The firm found that millennials rate ethical investing as the second most powerful way to contribute money towards positive social and environment impact, with almost a quarter stating the best way is to invest in managed funds that are ethically screened.

The study revealed that high-net worth (HNW) millennial investors are even more ethically minded, with 41% claiming they would remove their investment from a company if it received allegations of unethical behaviour.

Furthermore, almost a third of millennials said they ensure that funds are ethical before investing, compared to just 7% of those aged between 55 and 64, and 8% of 18 to 24 year olds claimed they place a higher importance on a company’s ethics rather than the potential returns it could generate.

Across the UK, ethical investing is now worth £16bn and is steadily growing, with it becoming increasingly easier to invest ethically since the number of socially responsible funds is rapidly increasing. For example, according to the London Stock exchange, ten environmentally or socially responsible equity traded funds (ETFs) have been listed in London so far in 2018, compared to just six throughout 2017.

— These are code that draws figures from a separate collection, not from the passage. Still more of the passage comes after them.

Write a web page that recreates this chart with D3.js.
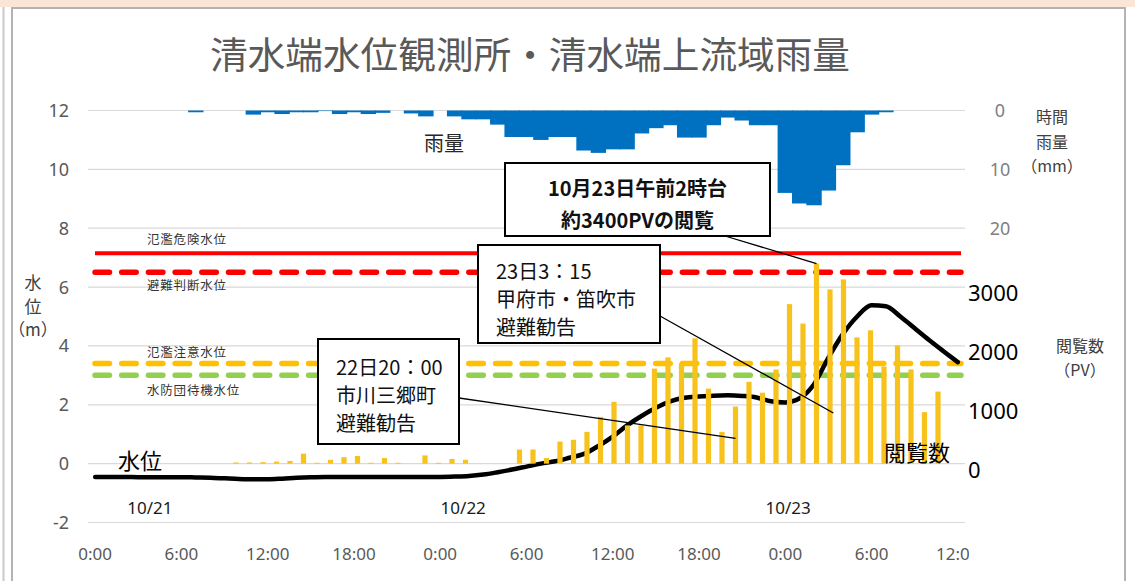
<!DOCTYPE html>
<html>
<head>
<meta charset="utf-8">
<script src="https://cdn.jsdelivr.net/npm/d3@7"></script>
<style>
  body { margin: 0; background: #fff; }
  svg { display: block; font-family: "Noto Sans CJK JP", "Noto Sans", sans-serif; }
</style>
</head>
<body>
<svg id="chart" width="1135" height="581"></svg>
<script>
// ---- data -------------------------------------------------------------
// hourly observations, 10/21 0:00 (hour 0) to 10/23 12:00 (hour 60)
const hours = d3.range(0, 61);

// water level at 清水端 (m)
const waterLevel = [
  -0.45, -0.45, -0.45, -0.46, -0.46, -0.46, -0.46, -0.47, -0.48, -0.50,
  -0.52, -0.53, -0.53, -0.51, -0.48, -0.46, -0.45, -0.45, -0.45, -0.45,
  -0.45, -0.45, -0.45, -0.45, -0.45, -0.44, -0.42, -0.37, -0.29, -0.20,
  -0.10,  0.00,  0.08,  0.20,  0.33,  0.60,  0.92,  1.30,  1.62,  1.90,
   2.12,  2.24,  2.28,  2.31,  2.32,  2.30,  2.25,  2.12,  2.08,  2.22,
   2.70,  3.60,  4.40,  5.00,  5.38,  5.35,  5.00,  4.60,  4.20,  3.82,
   3.45
];

// hourly rainfall over the upstream basin (mm)
const rainfall = [
  0, 0, 0, 0, 0, 0, 0, 0.3, 0, 0,
  0, 0.7, 0.3, 0.6, 0.3, 0.3, 0.1, 0.6, 0.3, 0.6,
  0.4, 0, 0.5, 1.0, 0, 1.0, 1.5, 1.5, 2.4, 4.5,
  4.5, 5.0, 4.5, 4.5, 6.8, 7.2, 6.6, 6.6, 3.9, 3.0,
  2.5, 4.6, 4.6, 2.5, 1.2, 1.7, 2.5, 2.5, 14.0, 15.8,
  16.1, 13.6, 9.3, 3.7, 0.7, 0.3, 0, 0, 0, 0,
  0
];

// page views per hour, 10/21 7:00 (hour 7) to 10/23 11:00 (hour 59)
const pvHours = d3.range(7, 60);
const pageViews = [
    20,   20,   25,   35,   45,  170,   15,   65,  110,  130,
    15,   95,   15,    0,  140,   15,   80,   65,    0,    0,
     0,  240,  240,   95,  375,  405,  540,  795, 1050,  650,
   650, 1615, 1805, 1705, 2130, 1275,  540,  970, 1390, 1205,
  1600, 2710, 2380, 3400, 2960, 3130, 2145, 2265, 1650, 2010,
  1600,  875, 1225
];

// axes
const levelTicks = [-2, 0, 2, 4, 6, 8, 10, 12];
const rainTicks = [0, 10, 20];
const pvTicks = [0, 1000, 2000, 3000];
const timeTickHours = [0, 6, 12, 18, 24, 30, 36, 42, 48, 54, 60];
const timeTickLabels = ["0:00", "6:00", "12:00", "18:00", "0:00", "6:00",
                        "12:00", "18:00", "0:00", "6:00", "12:00"];
const dateLabels = ["10/21", "10/22", "10/23"];
const dateLabelHours = [3.8, 25.6, 48.2];

// warning levels (m)
const thresholdNames = ["氾濫危険水位", "避難判断水位", "氾濫注意水位", "水防団待機水位"];
const thresholdLevels = [7.15, 6.5, 3.4, 3.0];

// annotations: hour on the page-view timeline and page-view level they point at
const noteTexts = [
  ["10月23日午前2時台", "約3400PVの閲覧"],
  ["23日3：15", "甲府市・笛吹市", "避難勧告"],
  ["22日20：00", "市川三郷町", "避難勧告"]
];
const noteHours = [50, 51.25, 44];
const notePV = [3400, 860, 430];

// ---- layout -------------------------------------------------------------
const svg = d3.select("#chart");
const plotLeft = 88, plotRight = 965;

const x = d3.scaleBand().domain(hours).range([plotLeft, plotRight]).padding(0);
const xc = h => x(h) + x.bandwidth() / 2;
const xh = d3.scaleLinear().domain([0, 60]).range([xc(0), xc(60)]);

const y = d3.scaleLinear().domain([-2, 12]).range([522.5, 110.5]);
const rainY = d3.scaleLinear().domain([0, 20]).range([y(12), y(8)]);
const pvY = d3.scaleLinear().domain([0, 3000]).range([y(0), y(6)]);
const pvX = d3.scaleLinear().domain([7, 59]).range([236, 938]);

// ---- frame --------------------------------------------------------------
svg.append("rect").attr("x", 0).attr("y", 0).attr("width", 1135).attr("height", 7)
  .attr("fill", "#fbe5d6");
svg.append("line").attr("x1", 3.5).attr("x2", 3.5).attr("y1", 7).attr("y2", 581)
  .attr("stroke", "#c9c9c9").attr("stroke-width", 2);
svg.append("rect").attr("x", 12).attr("y", 8).attr("width", 1113).attr("height", 590)
  .attr("fill", "#fff").attr("stroke", "#b3b3b3").attr("stroke-width", 2);

// title
svg.append("text").attr("x", 530).attr("y", 69).attr("text-anchor", "middle")
  .attr("font-size", 37).attr("fill", "#595959")
  .attr("textLength", 640).attr("lengthAdjust", "spacingAndGlyphs")
  .text("清水端水位観測所・清水端上流域雨量");

// ---- gridlines & left axis ----------------------------------------------
svg.append("g").selectAll("line").data(levelTicks).join("line")
  .attr("x1", plotLeft).attr("x2", plotRight)
  .attr("y1", d => y(d)).attr("y2", d => y(d))
  .attr("stroke", "#d9d9d9").attr("stroke-width", 1.2);

svg.append("g").selectAll("text").data(levelTicks).join("text")
  .attr("x", 69).attr("y", d => y(d)).attr("dy", "0.36em")
  .attr("text-anchor", "end").attr("font-family", "Noto Sans, sans-serif")
  .attr("font-size", 18).attr("fill", "#595959").text(d => d);

const leftTitle = svg.append("text").attr("font-size", 17).attr("fill", "#404040")
  .attr("text-anchor", "middle");
[["水", 289], ["位", 313], ["（m）", 336]].forEach(([t, yy]) =>
  leftTitle.append("tspan").attr("x", 33).attr("y", yy).text(t));

// time axis (right end is hidden behind the page-view panel)
const clip = svg.append("clipPath").attr("id", "tickClip");
clip.append("rect").attr("x", 0).attr("y", 530).attr("width", 969).attr("height", 50);
svg.append("g").attr("clip-path", "url(#tickClip)")
  .selectAll("text").data(timeTickHours).join("text")
  .attr("x", d => xh(d)).attr("y", 560).attr("text-anchor", "middle")
  .attr("font-family", "Noto Sans, sans-serif")
  .attr("font-size", 17).attr("fill", "#595959")
  .text((d, i) => timeTickLabels[i]);

svg.append("g").selectAll("text").data(dateLabels).join("text")
  .attr("x", (d, i) => xh(dateLabelHours[i])).attr("y", 514).attr("text-anchor", "middle")
  .attr("font-family", "Noto Sans, sans-serif")
  .attr("font-size", 17).attr("fill", "#1a1a1a").text(d => d);

// ---- rainfall (hanging from the top) ------------------------------------
svg.append("g").selectAll("rect").data(hours.filter(h => rainfall[h] > 0)).join("rect")
  .attr("x", h => x(h) - 0.5).attr("width", x.bandwidth() + 1)
  .attr("y", rainY(0)).attr("height", h => rainY(rainfall[h]) - rainY(0))
  .attr("fill", "#0070c0");

svg.append("g").selectAll("text").data(rainTicks).join("text")
  .attr("x", 1000).attr("y", d => rainY(d)).attr("dy", "0.36em")
  .attr("text-anchor", "middle").attr("font-family", "Noto Sans, sans-serif")
  .attr("font-size", 18).attr("fill", "#7f7f7f").text(d => d);

const rainTitle = svg.append("text").attr("font-size", 16).attr("fill", "#404040")
  .attr("text-anchor", "middle");
[["時間", 123], ["雨量", 148], ["（mm）", 172]].forEach(([t, yy]) =>
  rainTitle.append("tspan").attr("x", 1052).attr("y", yy).text(t));

svg.append("text").attr("x", 444).attr("y", 151).attr("text-anchor", "middle")
  .attr("font-size", 20).attr("fill", "#262626").text("雨量");

// ---- warning levels -----------------------------------------------------
const thColors = ["#ff0000", "#ff0000", "#ffc000", "#92d050"];
svg.append("g").selectAll("line").data(thresholdLevels).join("line")
  .attr("x1", 95).attr("x2", 961)
  .attr("y1", d => y(d)).attr("y2", d => y(d))
  .attr("stroke", (d, i) => thColors[i])
  .attr("stroke-width", (d, i) => i === 0 ? 4 : 5.5)
  .attr("stroke-linecap", (d, i) => i === 0 ? "butt" : "round")
  .attr("stroke-dasharray", (d, i) => i === 0 ? null : "14.5 12.2");

const thLabelOffsets = [-9, 18, -7, 20];
svg.append("g").selectAll("text").data(thresholdNames).join("text")
  .attr("x", 147).attr("y", (d, i) => y(thresholdLevels[i]) + thLabelOffsets[i])
  .attr("font-size", 12.5).attr("fill", "#333").attr("letter-spacing", 0.8)
  .text(d => d);

// ---- water level line ---------------------------------------------------
const line = d3.line().x(h => xc(h)).y(h => y(waterLevel[h])).curve(d3.curveMonotoneX);
svg.append("path").datum(hours).attr("d", line)
  .attr("fill", "none").attr("stroke", "#000").attr("stroke-width", 4.5)
  .attr("stroke-linejoin", "round").attr("stroke-linecap", "round");

svg.append("text").attr("x", 118).attr("y", 469).attr("font-size", 22)
  .attr("fill", "#000").text("水位");

// ---- page views ---------------------------------------------------------
svg.append("g").selectAll("rect").data(pvHours.filter((h, i) => pageViews[i] > 0)).join("rect")
  .attr("x", h => pvX(h) - 2.6).attr("width", 5.2)
  .attr("y", h => pvY(pageViews[h - 7]))
  .attr("height", h => pvY(0) - pvY(pageViews[h - 7]))
  .attr("fill", "#f7c21b");

svg.append("g").selectAll("text").data(pvTicks).join("text")
  .attr("x", 968).attr("y", d => pvY(d) + 6).attr("dy", "0.36em")
  .attr("font-family", "Noto Sans, sans-serif")
  .attr("font-size", 22).attr("fill", "#000").text(d => d);

const pvTitle = svg.append("text").attr("font-size", 16).attr("fill", "#404040")
  .attr("text-anchor", "middle");
[["閲覧数", 352], ["（PV）", 376]].forEach(([t, yy]) =>
  pvTitle.append("tspan").attr("x", 1080).attr("y", yy).text(t));

svg.append("text").attr("x", 884).attr("y", 461).attr("font-size", 22)
  .attr("fill", "#000").text("閲覧数");

// ---- annotations --------------------------------------------------------
const boxes = [
  { x: 505, y: 163, w: 265, h: 73, anchorX: 725, anchorY: 236, bold: true, center: true, lineH: 32, firstY: 196 },
  { x: 478, y: 245, w: 182, h: 98, anchorX: 660, anchorY: 316, bold: false, center: false, lineH: 28, firstY: 279 },
  { x: 318, y: 339, w: 141, h: 105, anchorX: 459, anchorY: 398, bold: false, center: false, lineH: 28, firstY: 375 }
];

boxes.forEach((b, i) => {
  svg.append("line")
    .attr("x1", b.anchorX).attr("y1", b.anchorY)
    .attr("x2", pvX(noteHours[i])).attr("y2", pvY(notePV[i]))
    .attr("stroke", "#000").attr("stroke-width", 1.3);
});

boxes.forEach((b, i) => {
  svg.append("rect").attr("x", b.x).attr("y", b.y).attr("width", b.w).attr("height", b.h)
    .attr("fill", "#fff").attr("stroke", "#000").attr("stroke-width", 2);
  const t = svg.append("text").attr("font-size", 20).attr("fill", "#111")
    .attr("font-weight", b.bold ? 700 : 400)
    .attr("text-anchor", b.center ? "middle" : "start");
  noteTexts[i].forEach((s, k) => {
    t.append("tspan").attr("x", b.center ? b.x + b.w / 2 : b.x + 18)
      .attr("y", b.firstY + k * b.lineH).text(s);
  });
});
</script>
</body>
</html>
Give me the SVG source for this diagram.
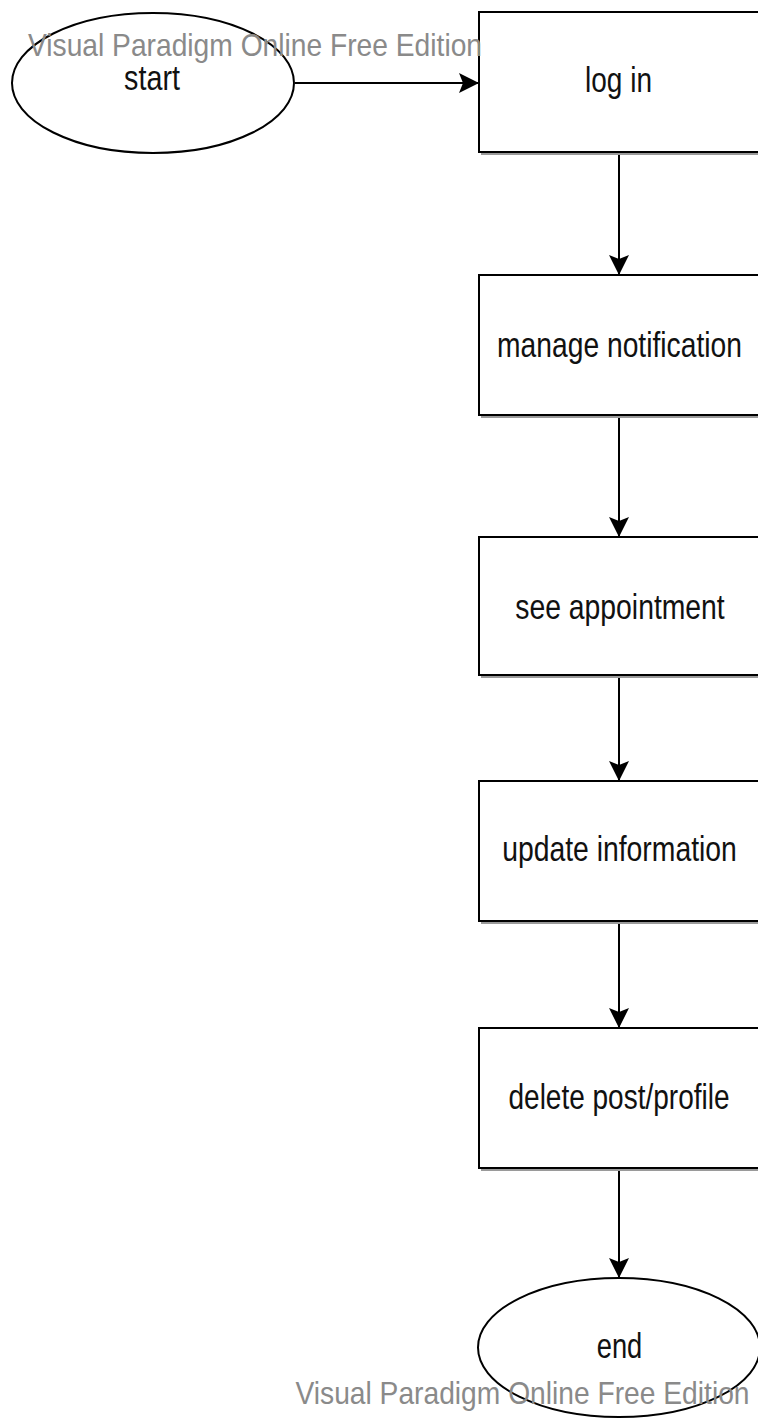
<svg xmlns="http://www.w3.org/2000/svg" width="758" height="1419" viewBox="0 0 758 1419">
<style>
.shape{fill:#fff;stroke:#000;stroke-width:2}
.shadow{fill:none;stroke:#9a9a9a;stroke-width:2}
.lbl{font-family:"Liberation Sans",Arial,sans-serif;font-size:35px;fill:#111;text-anchor:middle}
.wm{font-family:"Liberation Sans",Arial,sans-serif;font-size:31px;fill:#8a8a8a;text-anchor:middle}
.conn{stroke:#000;stroke-width:2;fill:none}
</style>
<defs>
<marker id="arr" viewBox="0 0 20 20" refX="20" refY="10" markerWidth="20" markerHeight="20" markerUnits="userSpaceOnUse" orient="auto">
<path d="M0,0 L20,10 L0,20 L4,10 Z" fill="#000"/>
</marker>
</defs>
<rect width="758" height="1419" fill="#fff"/>
<g id="connectors">
<line class="conn" x1="295" y1="83" x2="479" y2="83" marker-end="url(#arr)"/>
<line class="conn" x1="619" y1="153" x2="619" y2="275" marker-end="url(#arr)"/>
<line class="conn" x1="619" y1="417" x2="619" y2="537" marker-end="url(#arr)"/>
<line class="conn" x1="619" y1="677" x2="619" y2="781" marker-end="url(#arr)"/>
<line class="conn" x1="619" y1="923" x2="619" y2="1028" marker-end="url(#arr)"/>
<line class="conn" x1="619" y1="1170" x2="619" y2="1278" marker-end="url(#arr)"/>
</g>
<g id="start">
<ellipse class="shape" cx="153" cy="83" rx="141" ry="70"/>
<text class="lbl" transform="translate(152,90) scale(0.82,1)">start</text>
</g>
<g id="login">
<line class="shadow" x1="481" y1="154" x2="759" y2="154"/>
<rect class="shape" x="479" y="12" width="280" height="140"/>
<text class="lbl" transform="translate(618.5,92) scale(0.8,1)">log in</text>
</g>
<g id="manage">
<line class="shadow" x1="481" y1="417" x2="759" y2="417"/>
<rect class="shape" x="479" y="275" width="280" height="140"/>
<text class="lbl" transform="translate(619.5,357) scale(0.807,1)">manage notification</text>
</g>
<g id="see">
<line class="shadow" x1="481" y1="677" x2="759" y2="677"/>
<rect class="shape" x="479" y="537" width="280" height="138"/>
<text class="lbl" transform="translate(620,619) scale(0.81,1)">see appointment</text>
</g>
<g id="update">
<line class="shadow" x1="481" y1="923" x2="759" y2="923"/>
<rect class="shape" x="479" y="781" width="280" height="140"/>
<text class="lbl" transform="translate(619.5,861) scale(0.81,1)">update information</text>
</g>
<g id="delete">
<line class="shadow" x1="481" y1="1170" x2="759" y2="1170"/>
<rect class="shape" x="479" y="1028" width="280" height="140"/>
<text class="lbl" transform="translate(619,1109) scale(0.8,1)">delete post/profile</text>
</g>
<g id="end">
<ellipse class="shape" cx="619" cy="1347.5" rx="141" ry="69.5"/>
<text class="lbl" transform="translate(619.5,1358) scale(0.78,1)">end</text>
</g>
<g id="watermarks">
<text class="wm" transform="translate(255,56) scale(0.91,1)">Visual Paradigm Online Free Edition</text>
<text class="wm" transform="translate(522.5,1404) scale(0.91,1)">Visual Paradigm Online Free Edition</text>
</g>
</svg>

The performance of ethical funds is also improving. Fund researcher Lipper identified 12 funds available in the UK that on average outperformed the FTSE All-Share index over a five-year period.

Commenting on the findings, Rathbone Greenbank Investments head John David said: “There is a growing concern among investors about the need to ensure that investments are socially responsible and these figures suggest that millennials, and especially HNW millennials, are leading the way.

“As millennials come of age and begin to think seriously about investments, it is clear that this generation is taking a different approach towards saving – one that looks at social and environmental impact as well as financial return.”

“While this is happening, ethical investing has at the same time become easier than ever, with an increased number of investment options available and better performance.”

David added that these developments will be “welcomed” by many, adding that interest in ethical investment has been on the rise for a number of years but is achieving “unprecedented prominence” at the moment.

“It is a trend that is not going to go away – and it affects not just the fund management industry but all of UK business,” he concluded.